-- Your goal --
With pictures left out, extract every line between the start of the records below and the line holding "const boundaries = d3.range(years.length", inclusive.

-- Dataset excerpts --
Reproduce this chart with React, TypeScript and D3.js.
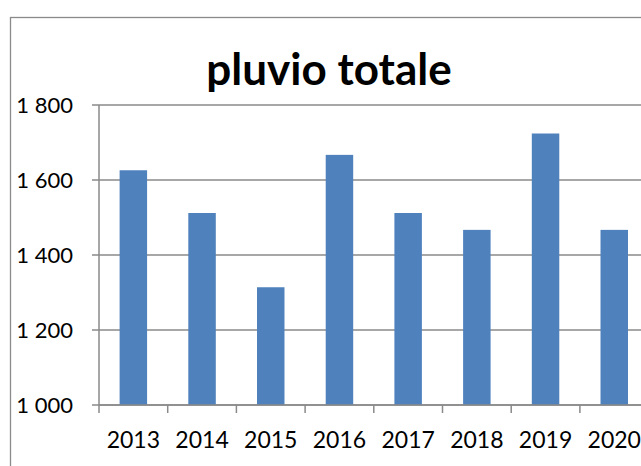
import React from "react";
import * as d3 from "d3";

const years = ["2013", "2014", "2015", "2016", "2017", "2018", "2019", "2020"];
const values = [1626, 1512, 1314, 1667, 1512, 1467, 1724, 1467];
const yTicks = [1000, 1200, 1400, 1600, 1800];
const title = "pluvio totale";

const W = 641;
const H = 466;
const plot = { left: 99, right: 648.6, top: 105, bottom: 405 };
const axisColor = "#8a8a8a";
const barColor = "#4F81BD";
const font = "Lato, 'Open Sans', sans-serif";

const fmt = (v: number) => {
  const s = String(v);
  return s.length > 3 ? s.slice(0, s.length - 3) + " " + s.slice(-3) : s;
};

export default function App() {
  const x = d3
    .scaleBand<string>()
    .domain(years)
    .range([plot.left, plot.right])
    .paddingInner(0.6)
    .paddingOuter(0.3);
  const y = d3.scaleLinear().domain([1000, 1800]).range([plot.bottom, plot.top]);
  const step = x.step();
  const boundaries = d3.range(years.length + 1).map((i) => plot.left + i * step);

  return (
    <svg
      width={W}
      height={H}
      style={{ position: "absolute", left: 0, top: 0, background: "#fff" }}
    >
      <rect x={0} y={0} width={W} height={H} fill="#fff" />
      <rect
        x={10.5}
        y={17.5}
        width={660}
        height={480}
        fill="#fff"
        stroke={axisColor}
        strokeWidth={1.3}
      />
      <text
        x={329}
        y={85}
        textAnchor="middle"
        fontFamily={font}
        fontWeight="bold"
        fontSize={44}
        fill="#000"
      >
        {title}
      </text>
      {yTicks.map((t) => (
        <g key={t}>
          <line
            x1={plot.left - 7}
            x2={plot.right}
            y1={y(t)}
            y2={y(t)}
            stroke={axisColor}
            strokeWidth={1.5}
          />
          <text
            x={73}
            y={y(t)}
            dy="0.36em"
            textAnchor="end"
            fontFamily={font}
            fontSize={22}
            fill="#000"
          >
            {fmt(t)}
          </text>
        </g>
      ))}
      <line
        x1={plot.left}
        x2={plot.left}
        y1={plot.top}
        y2={plot.bottom}
        stroke={axisColor}
        strokeWidth={1.5}
      />
      {boundaries.map((b, i) => (
        <line
          key={i}
          x1={b}
          x2={b}
          y1={plot.bottom}
          y2={plot.bottom + 8}
          stroke={axisColor}
          strokeWidth={1.5}
        />
      ))}
      {years.map((yr, i) => (
        <rect
          key={yr}
          x={x(yr)}
          y={y(values[i])}
          width={x.bandwidth()}
          height={plot.bottom - y(values[i])}
          fill={barColor}
        />
      ))}
      <line
        x1={plot.left}
        x2={plot.right}
        y1={plot.bottom}
        y2={plot.bottom}
        stroke={axisColor}
        strokeWidth={1.5}
      />
      {years.map((yr) => (
        <text
          key={yr}
          x={(x(yr) as number) + x.bandwidth() / 2}
          y={448}
          textAnchor="middle"
          fontFamily={font}
          fontSize={23}
          fill="#000"
        >
          {yr}
        </text>
      ))}
    </svg>
  );
}
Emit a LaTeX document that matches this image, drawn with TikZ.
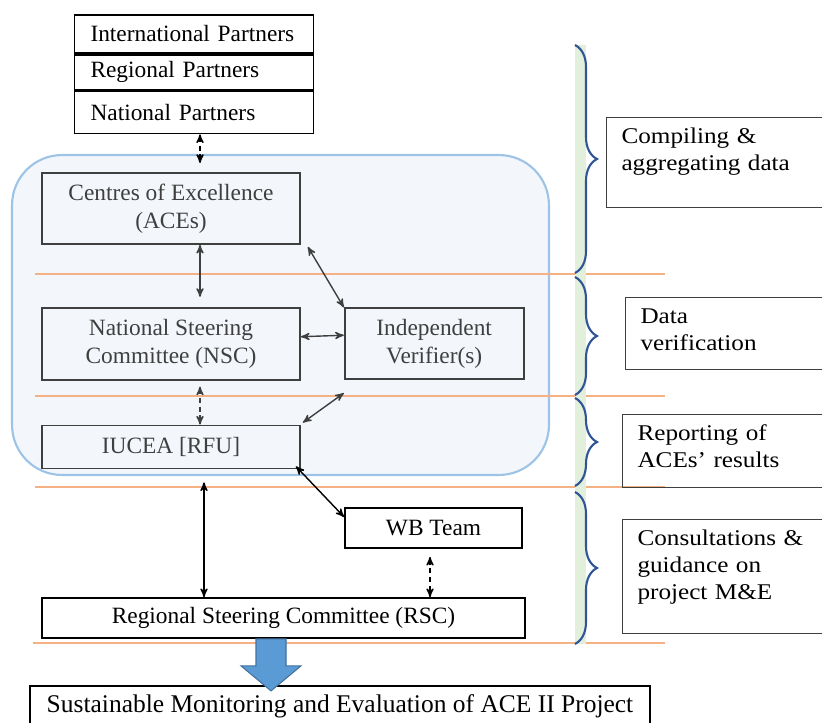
\documentclass[tikz,border=0pt]{standalone}
\usepackage{fontspec}
\setmainfont{Liberation Serif}
\newfontfamily\sidefont[FakeStretch=1.12,Ligatures=TeX]{Liberation Serif}
\usepackage{tikz}
\usetikzlibrary{positioning}
\usetikzlibrary{arrows}
\usetikzlibrary{decorations.pathreplacing}
\definecolor{zonefill}{HTML}{F3F7FC}
\definecolor{zoneline}{HTML}{9DC3E6}
\definecolor{inkgray}{HTML}{3F3F3F}
\definecolor{rulecol}{HTML}{F4B183}
\definecolor{bracecol}{HTML}{2F5597}
\definecolor{stripcol}{HTML}{E2EFDA}
\definecolor{blockfill}{HTML}{5B9BD5}
\definecolor{blockline}{HTML}{41719C}

\begin{document}
\begin{tikzpicture}[x=0.02cm,y=-0.02cm]
	\tikzstyle{BoxStyle}   = [draw, line width=1pt, inner sep=0pt, font=\fontsize{13.3}{16}\selectfont]
	\tikzstyle{UnitStyle}  = [BoxStyle, draw=inkgray, text=inkgray, align=center]
	\tikzstyle{SideStyle}  = [draw=inkgray, line width=0.6pt, anchor=north west, align=left, text width=3.9cm, inner xsep=0.3cm, inner ysep=4pt, text height=10.7pt, font=\sidefont\fontsize{12.8}{15.5}\selectfont]
	\tikzstyle{EdgeStyle}  = [<->, >=stealth', line width=0.8pt]
	\tikzstyle{RuleStyle}  = [rulecol, line width=0.6pt]
	\tikzstyle{BraceStyle} = [bracecol, line width=1.2pt, decorate, decoration={brace, amplitude=0.44cm}]
	\useasboundingbox (0,0) rectangle (822,723);
	\clip (0,0) rectangle (822,723);
	% shaded zone of the national level
	\node[draw=zoneline, fill=zonefill, line width=1.2pt, rounded corners=1cm, minimum width=10.74cm, minimum height=6.4cm] (zone) at (280.5,315) {};
	\draw[RuleStyle] (35,274) -- (665,274);
	\draw[RuleStyle] (35,396) -- (665,396);
	\draw[RuleStyle] (35,487) -- (665,487);
	\draw[RuleStyle] (33,643) -- (665,643);
	% partners
	\node[BoxStyle, align=left, text width=4.14cm, inner xsep=0.32cm, minimum height=0.76cm] (intl) at (194,34) {International Partners};
	\node[BoxStyle, align=left, text width=4.14cm, inner xsep=0.32cm, minimum height=0.70cm, below=0pt of intl] (regl) {Regional Partners};
	\node[BoxStyle, align=left, text width=4.14cm, inner xsep=0.32cm, minimum height=0.84cm, below=0pt of regl] (natl) {National Partners};
	% units
	\node[UnitStyle, minimum width=5.16cm, minimum height=1.42cm] (ace) at (171,208.5) {Centres of Excellence\\(ACEs)};
	\node[UnitStyle, minimum width=5.16cm, minimum height=1.44cm, below=1.24cm of ace] (nsc) {National Steering\\Committee (NSC)};
	\node[UnitStyle, minimum width=3.58cm, minimum height=1.42cm, right=0.86cm of nsc] (iv) {Independent\\Verifier(s)};
	\node[UnitStyle, minimum width=5.16cm, minimum height=0.86cm, below=0.88cm of nsc] (iucea) {IUCEA [RFU]};
	\node[BoxStyle, minimum width=3.54cm, minimum height=0.80cm] (wb) at (433.5,528) {WB Team};
	\node[BoxStyle, minimum width=9.66cm, minimum height=0.80cm] (rsc) at (283.5,618) {Regional Steering Committee (RSC)};
	\node[BoxStyle, minimum width=12.4cm, minimum height=0.80cm, font=\fontsize{14.5}{17}\selectfont] (sme) at (340,706) {Sustainable Monitoring and Evaluation of ACE II Project};
	% stages
	\fill[stripcol] (575,45) rectangle (586,644);
	\draw[BraceStyle] (575,45) -- (575,273);
	\draw[BraceStyle] (575,277) -- (575,395);
	\draw[BraceStyle] (575,398) -- (575,486);
	\draw[BraceStyle] (575,492) -- (575,644);
	\node[SideStyle, text depth=32.3pt] (comp) at (606,117) {Compiling \&\\aggregating data};
	\node[SideStyle, text depth=22.1pt] (dver) at (625,297) {Data\\verification};
	\node[SideStyle, text depth=22.7pt] (rep) at (622,414) {Reporting of\\ACEs’ results};
	\node[SideStyle, text depth=45.9pt] (cons) at (622,519) {Consultations \&\\guidance on\\project M\&E};
	% links
	\coordinate (ztop) at (200,163);
	\draw[EdgeStyle, densely dashed] (natl.south -| ztop) -- (ztop);
	\draw[EdgeStyle, inkgray, shorten >=0.2cm] ([xshift=0.58cm]ace.south) -- ([xshift=0.58cm]nsc.north);
	\draw[EdgeStyle, inkgray] ([shift={(0.14cm,-0.04cm)}]ace.south east) -- (iv.north west);
	\draw[EdgeStyle, inkgray] ([yshift=0.14cm]nsc.east) -- ([yshift=0.17cm]iv.west);
	\draw[EdgeStyle, inkgray, densely dashed, shorten <=0.12cm] ([xshift=0.58cm]nsc.south) -- ([xshift=0.58cm]iucea.north);
	\draw[EdgeStyle, inkgray] ([yshift=-0.26cm]iv.south west) -- ([shift={(0.04cm,0.04cm)}]iucea.north east);
	\draw[EdgeStyle, shorten <=0.26cm] ([xshift=0.66cm]iucea.south) -- ([xshift=0.66cm]iucea.south |- rsc.north);
	\draw[EdgeStyle] ([shift={(-0.1cm,0.06cm)}]iucea.south east) -- ([yshift=0.22cm]wb.west);
	\draw[EdgeStyle, densely dashed, shorten <=0.16cm] ([xshift=-0.07cm]wb.south) -- ([xshift=-0.07cm]wb.south |- rsc.north);
	\coordinate (blk) at ([xshift=-0.25cm]rsc.south);
	\filldraw[fill=blockfill, draw=blockline, line width=0.6pt] (blk) ++(-15,0) -- ++(30,0) -- ++(0,27) -- ++(15,0) -- ++(-30,25) -- ++(-30,-25) -- ++(15,0) -- cycle;
\end{tikzpicture}
\end{document}
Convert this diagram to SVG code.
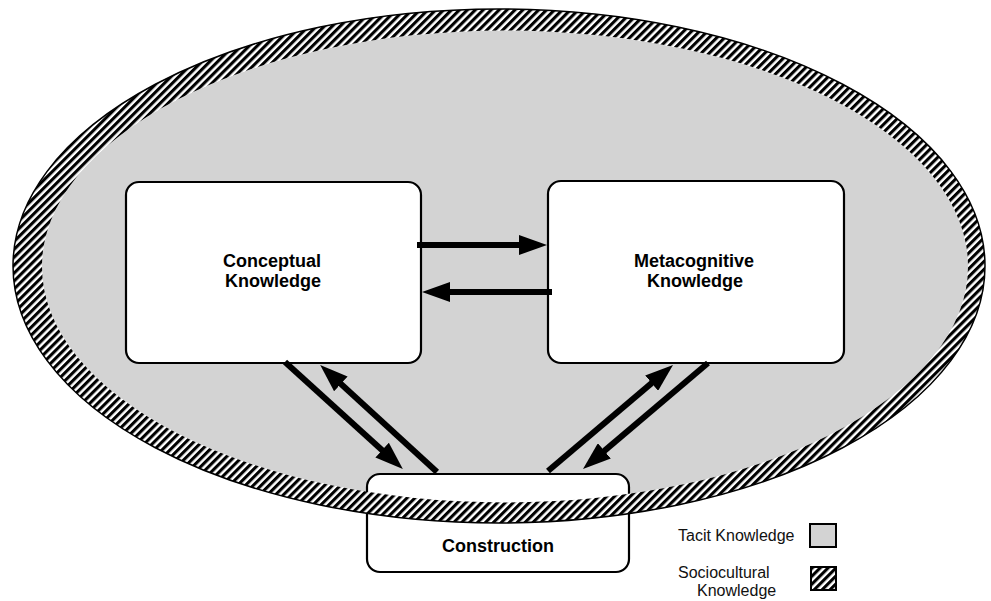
<svg xmlns="http://www.w3.org/2000/svg" width="991" height="601" viewBox="0 0 991 601">
  <defs>
    <!-- diagonal hatch for the sociocultural ring -->
    <pattern id="hatch" patternUnits="userSpaceOnUse" width="5.6" height="5.6" patternTransform="rotate(45)">
      <rect x="0" y="0" width="5.6" height="5.6" fill="#fff"/>
      <rect x="0" y="0" width="3.1" height="5.6" fill="#000"/>
    </pattern>
    <marker id="head" viewBox="0 0 28 20" markerWidth="28" markerHeight="20" refX="12" refY="10" orient="auto" markerUnits="userSpaceOnUse">
      <path d="M0,0 L28,10 L0,20 Z" fill="#000"/>
    </marker>
    <style>
      .box { fill: #fff; stroke: #000; stroke-width: 2.2; }
      .label { font-family: "Liberation Sans", Arial, sans-serif; font-weight: bold; font-size: 18px; fill: #000; text-anchor: middle; }
      .legend { font-family: "Liberation Sans", Arial, sans-serif; font-size: 16px; fill: #111; }
      .arrow { stroke: #000; stroke-width: 6; fill: none; marker-end: url(#head); }
    </style>
  </defs>

  <rect width="991" height="601" fill="#fff"/>

  <!-- tacit knowledge: grey interior -->
  <g id="tacit">
    <ellipse cx="505" cy="266.5" rx="463" ry="236" fill="#d3d3d3"/>
  </g>

  <!-- construction box sits under the hatched ring -->
  <g id="construction">
    <rect class="box" x="367" y="474" width="262" height="98" rx="13"/>
    <text class="label" x="498" y="552">Construction</text>
  </g>

  <!-- sociocultural knowledge: hatched ring -->
  <g id="sociocultural">
    <path fill="url(#hatch)" fill-rule="evenodd"
      d="M13,266 A486,257 0 1,0 985,266 A486,257 0 1,0 13,266 Z
         M42,266.5 A463,236 0 1,0 968,266.5 A463,236 0 1,0 42,266.5 Z"/>
    <ellipse cx="499" cy="266" rx="486" ry="257" fill="none" stroke="#000" stroke-width="1.5"/>
  </g>

  <g id="conceptual">
    <rect class="box" x="126" y="182" width="295" height="181" rx="13"/>
    <text class="label" x="272" y="267">Conceptual</text>
    <text class="label" x="273" y="287">Knowledge</text>
  </g>

  <g id="metacognitive">
    <rect class="box" x="548" y="181" width="296" height="182" rx="13"/>
    <text class="label" x="694" y="267">Metacognitive</text>
    <text class="label" x="695" y="287">Knowledge</text>
  </g>

  <g id="connectors">
    <line class="arrow" x1="417" y1="245" x2="531" y2="245"/>
    <line class="arrow" x1="552" y1="292" x2="438" y2="292"/>
    <line class="arrow" x1="285" y1="362" x2="391" y2="458.2"/>
    <line class="arrow" x1="437" y1="472" x2="332" y2="375.8"/>
    <line class="arrow" x1="548" y1="471" x2="660.8" y2="375.4"/>
    <line class="arrow" x1="708" y1="363" x2="595.2" y2="458.6"/>
  </g>

  <g id="legend">
    <text class="legend" x="678" y="541">Tacit Knowledge</text>
    <rect x="810" y="524" width="26" height="23" fill="#d3d3d3" stroke="#000" stroke-width="2"/>
    <text class="legend" x="678" y="578">Sociocultural</text>
    <text class="legend" x="697" y="596">Knowledge</text>
    <rect x="811" y="567" width="25" height="23" fill="url(#hatch)" stroke="#000" stroke-width="2"/>
  </g>
</svg>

-- Solution for this problem --
Reproduce this chart with React, TypeScript and D3.js.
import React from "react";
import * as d3 from "d3";

const years = ["2013", "2014", "2015", "2016", "2017", "2018", "2019", "2020"];
const values = [1626, 1512, 1314, 1667, 1512, 1467, 1724, 1467];
const yTicks = [1000, 1200, 1400, 1600, 1800];
const title = "pluvio totale";

const W = 641;
const H = 466;
const plot = { left: 99, right: 648.6, top: 105, bottom: 405 };
const axisColor = "#8a8a8a";
const barColor = "#4F81BD";
const font = "Lato, 'Open Sans', sans-serif";

const fmt = (v: number) => {
  const s = String(v);
  return s.length > 3 ? s.slice(0, s.length - 3) + " " + s.slice(-3) : s;
};

export default function App() {
  const x = d3
    .scaleBand<string>()
    .domain(years)
    .range([plot.left, plot.right])
    .paddingInner(0.6)
    .paddingOuter(0.3);
  const y = d3.scaleLinear().domain([1000, 1800]).range([plot.bottom, plot.top]);
  const step = x.step();
  const boundaries = d3.range(years.length + 1).map((i) => plot.left + i * step);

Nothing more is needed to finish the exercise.